I have been trying to hold off for a while, but here it goes;
I am a worried DXD investor.
- Lack of cadence (proposals take time, but decisions take even longer around here)
- Lack of execution (governance changes, Swapr liquidity etc. etc.)
- Lack of priorities (adding liquidity to Swapr to grow vs hearing what Almonit have to sell us?)
- Lack of focus (unwillingness to ask ourselves hard questions and set real actual goals)
- Lack of accountability (when did you last see an actual KPI or MoM number around here?)
- Failure to leverage Delphi and other industry experts when joining the DAO (bad sign for me).
- Poor governance structure (been discussed for ages, but still status quo, which makes it worse)
- Poor treasury management (holding ETH has accidentally been a great plan… but no yield farming or anything that could extend runway or start adding ETH to the buyback. Nobody seems to care much for managing $25m USD in DXD holders interest - but hey, at least we are securing salaries).
Overall, the greatest thing I have learned so far from this experiment is why VCs normally structure investments the way they do (18-24 month runway, voting rights etc) and why startups have a CEO and management that is accountable, can set priorities, create focus and follow up on them actually being hit.
When I started my own business, the first advice I got was to find someone to be accountable to. That’s the advice I’d give here too. To me that means a real commitment to generating revenue and focusing on growth.

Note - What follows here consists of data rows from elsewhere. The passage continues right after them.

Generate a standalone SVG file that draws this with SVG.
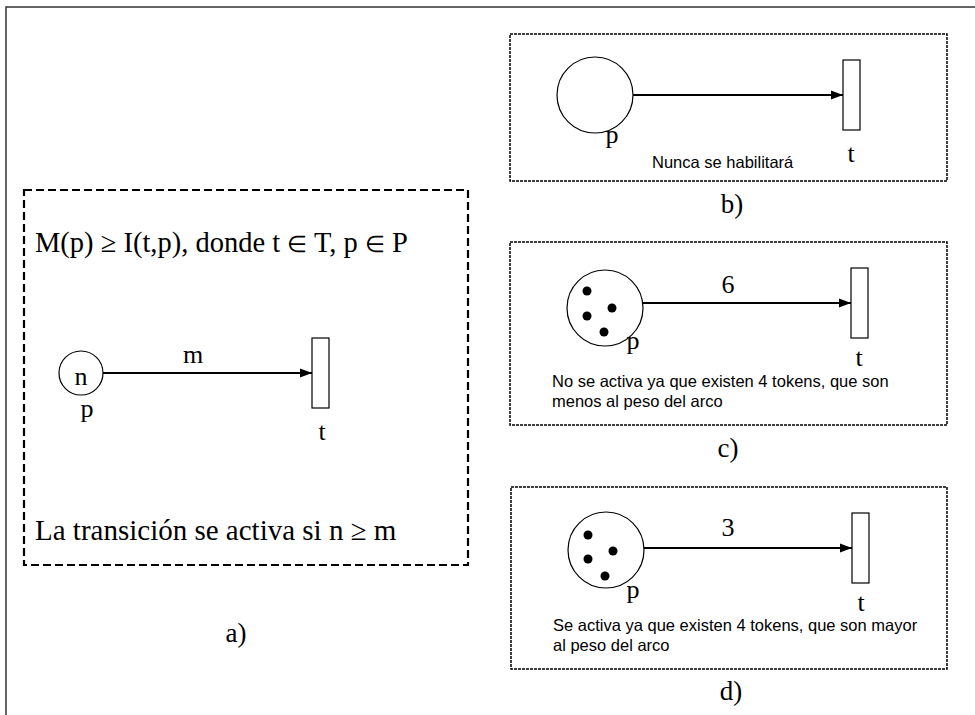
<svg xmlns="http://www.w3.org/2000/svg" width="975" height="715" viewBox="0 0 975 715">
<defs>
<style>
.tr{font-family:"Liberation Serif","Times New Roman",serif;fill:#000}
.ar{font-family:"Liberation Sans",Arial,sans-serif;fill:#000;font-size:16.5px}
.place{fill:#fff;stroke:#000;stroke-width:1.2}
.trans{fill:#fff;stroke:#000;stroke-width:1.2}
.arc{stroke:#000;stroke-width:2.2;fill:none}
.box{fill:none;stroke:#000;stroke-width:1.5;stroke-dasharray:3 1}
.boxa{fill:none;stroke:#000;stroke-width:2.2;stroke-dasharray:8 4}
.tok{fill:#000}
.sym{font-size:23px}
</style>
<marker id="ah" viewBox="0 0 10 10" refX="10" refY="5" markerWidth="5.5" markerHeight="4.2" markerUnits="strokeWidth" orient="auto" preserveAspectRatio="none">
<path d="M0,0 L10,5 L0,10 z" fill="#000"/>
</marker>
</defs>
<rect width="975" height="715" fill="#fff"/>
<path d="M6,715 V7 H975" fill="none" stroke="#333" stroke-width="1.5"/>

<g id="panel-a">
<rect class="boxa" x="24" y="190" width="444" height="375"/>
<text class="tr" x="35" y="252" font-size="28.5">M(p) ≥ I(t,p), donde t <tspan class="sym">∈</tspan> T, p <tspan class="sym">∈</tspan> P</text>
<text class="tr" x="35" y="540" font-size="29">La transición se activa si n ≥ m</text>
<text class="tr" x="236" y="642" font-size="27" text-anchor="middle">a)</text>
</g>
<g id="a-place">
<circle class="place" cx="81" cy="373" r="22"/>
<text class="tr" x="81" y="385" font-size="26" text-anchor="middle">n</text>
<text class="tr" x="87" y="417" font-size="26" text-anchor="middle">p</text>
</g>
<g id="a-trans">
<rect class="trans" x="312" y="338" width="17" height="70"/>
<text class="tr" x="322" y="440" font-size="26" text-anchor="middle">t</text>
</g>

<g id="panel-b">
<rect class="box" x="510" y="34" width="437" height="147"/>
<text class="ar" x="652" y="168">Nunca se habilitará</text>
<text class="tr" x="732" y="213" font-size="27" text-anchor="middle">b)</text>
</g>
<g id="b-place">
<circle class="place" cx="595" cy="95" r="38"/>
<text class="tr" x="612" y="143" font-size="26" text-anchor="middle">p</text>
</g>
<g id="b-trans">
<rect class="trans" x="843" y="60" width="17" height="70"/>
<text class="tr" x="851" y="162" font-size="26" text-anchor="middle">t</text>
</g>

<g id="panel-c">
<rect class="box" x="510" y="242" width="437" height="183"/>
<text class="ar" x="552" y="387">No se activa ya que existen 4 tokens, que son</text>
<text class="ar" x="552" y="407">menos al peso del arco</text>
<text class="tr" x="728" y="457" font-size="27" text-anchor="middle">c)</text>
</g>
<g id="c-place">
<circle class="place" cx="605" cy="308" r="38"/>
<circle class="tok" cx="587" cy="291" r="4.5"/>
<circle class="tok" cx="612" cy="308" r="4.5"/>
<circle class="tok" cx="587" cy="316" r="4.5"/>
<circle class="tok" cx="604" cy="332" r="4.5"/>
<text class="tr" x="633" y="349" font-size="26" text-anchor="middle">p</text>
</g>
<g id="c-trans">
<rect class="trans" x="851" y="268" width="17" height="70"/>
<text class="tr" x="859" y="366" font-size="26" text-anchor="middle">t</text>
</g>

<g id="panel-d">
<rect class="box" x="511" y="487" width="436" height="182"/>
<text class="ar" x="553" y="631">Se activa ya que existen 4 tokens, que son mayor</text>
<text class="ar" x="553" y="651">al peso del arco</text>
<text class="tr" x="731" y="700" font-size="27" text-anchor="middle">d)</text>
</g>
<g id="d-place">
<circle class="place" cx="606" cy="550" r="38"/>
<circle class="tok" cx="588" cy="535" r="4.5"/>
<circle class="tok" cx="613" cy="551" r="4.5"/>
<circle class="tok" cx="588" cy="559" r="4.5"/>
<circle class="tok" cx="605" cy="576" r="4.5"/>
<text class="tr" x="633" y="598" font-size="26" text-anchor="middle">p</text>
</g>
<g id="d-trans">
<rect class="trans" x="852" y="513" width="17" height="70"/>
<text class="tr" x="861" y="611" font-size="26" text-anchor="middle">t</text>
</g>

<g id="connectors">
<line class="arc" x1="103" y1="373" x2="312" y2="373" marker-end="url(#ah)"/>
<text class="tr" x="193" y="363" font-size="26" text-anchor="middle">m</text>
<line class="arc" x1="633" y1="95" x2="843" y2="95" marker-end="url(#ah)"/>
<line class="arc" x1="643" y1="303" x2="851" y2="303" marker-end="url(#ah)"/>
<text class="tr" x="728" y="293" font-size="26" text-anchor="middle">6</text>
<line class="arc" x1="644" y1="548" x2="852" y2="548" marker-end="url(#ah)"/>
<text class="tr" x="728" y="536" font-size="26" text-anchor="middle">3</text>
</g>
</svg>
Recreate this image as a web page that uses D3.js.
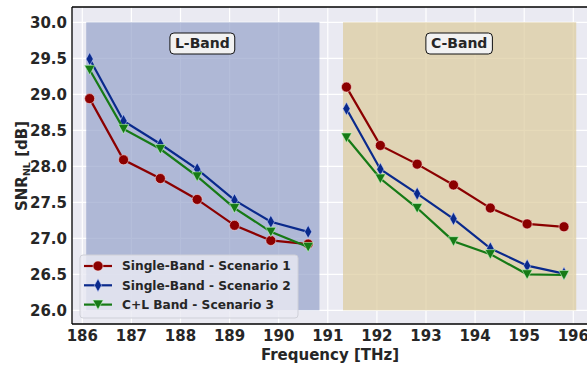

At the moment that can only mean making DXdao members accountable to KPIs as zero other accountability mechanisms exist at present (beyond possible legal means).
So my question to the DAO for 2021 is;
- What milestones/targets will our products hit this year (milestones, KPI’s etc.). If not, then what?
- What revenues does the DAO generate monthly (and how are we tracking against our goals?)
- Can we have this added onto the monthly update as a data sheet (key growth KPIs, revenue per product and total spend will do just fine for now). I frankly think we all need a monthly reminder of the the reality of things around here.
So at this point, for my own sanity, I consider my investment written off. I am unwilling to sell the tokens at this price due to the extreme discount on book value, but I am by now thoroughly disappointed over the lack of progress that’s been made in the last 9 months and the lack of appreciation for DXD holders valid concerns, backed by actual actions. I knew what I was doing getting involved in an experiment like this that is completely unproven, but it doesn’t make it any less lamentable to all DXD holders.
I have every belief that, if the current trajectory and processes remain unchanged, there is next to zero chance of DXdao generating meaningful revenue to the buyback curve in the very foreseeable future, above and beyond yield farming. Combined with the above concerns, my guess is that people will increasingly loose faith, decide to cut their losses and move onto other projects - as seems to be exactly what is happening.
Why don’t we build something to maximize the returns on our $25m treasury next - instead of playing with xDAI for governance? No offence, but hopefully that illustrates the point I am trying to make here quite nicely. No sense of priority and value. No KPI/goal driven decision making.
I have not ruled out further actions, but the time to speak freely was now well overdue.